Michigan State was one of the most disappointing teams in 2016. The Spartans, fresh off a Big 10 title and playoff appearance, began the year in the top 15 of the AP Poll, but won just a single conference game and finished 3-9 overall. However, while their won/loss record was abysmal, their actual play was mediocre. Based on their YPP numbers, a team with Michigan State’s profile would have been expected to win about four of their nine conference games. That would have put them at about 6-6 on the year. That record is hardly cause for celebration, but it would have been quite similar to their 2012 campaign when they reset after multiple years competing for conference titles. As you may have noticed in the table regarding differences between predicted record and actual record, Michigan State undershot their projection by a significant margin. I use .200 as the arbitrary threshold of significance, but Michigan State missed out on their projection by nearly double that margin! Since I have calculated YPP data back through 2005, I decided to look at teams that had similar exaggerated discrepancies between their expected record based on YPP and their actual record. For this study, I looked at BCS/Power 5 teams that undershot their YPP projection by at least .300. Those parameters yielded fifteen BCS/Power 5 teams from 2005-2015 (and three teams from 2016, including Michigan State, Arizona, and UCLA). I then looked at how those teams performed the following season. Well, what can Michigan State expect in 2017? Take a look at the following table that summarizes the results.
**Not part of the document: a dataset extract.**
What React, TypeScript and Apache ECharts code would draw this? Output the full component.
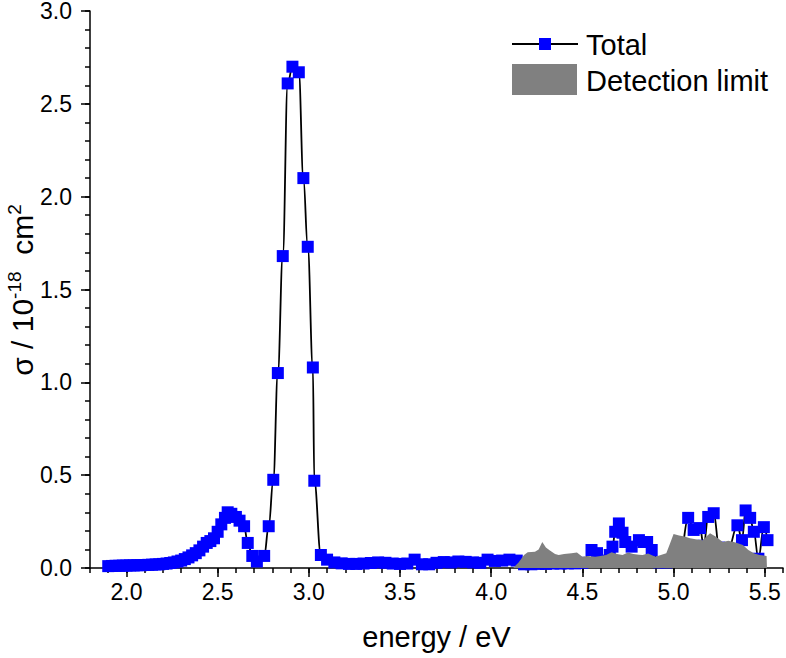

In a not shocking at all development, these teams tend to improve the next season. The fifteen teams improved by an aggregate total of 33.5 games in conference play the following season (2.23 per team). Eleven of the fifteen teams improved by at least one game, with some teams making tremendous leaps (four teams saw their conference win total improve by at least four games). Four teams saw their win totals remain the same and only one team declined. Even though Michigan, Ohio State, and Penn State occupy the same division as the Spartans, there is a high probability that the team will rebound in 2017. In fact, it would basically take the coaching prowess of Ron Zook for Michigan State not to be better in 2017.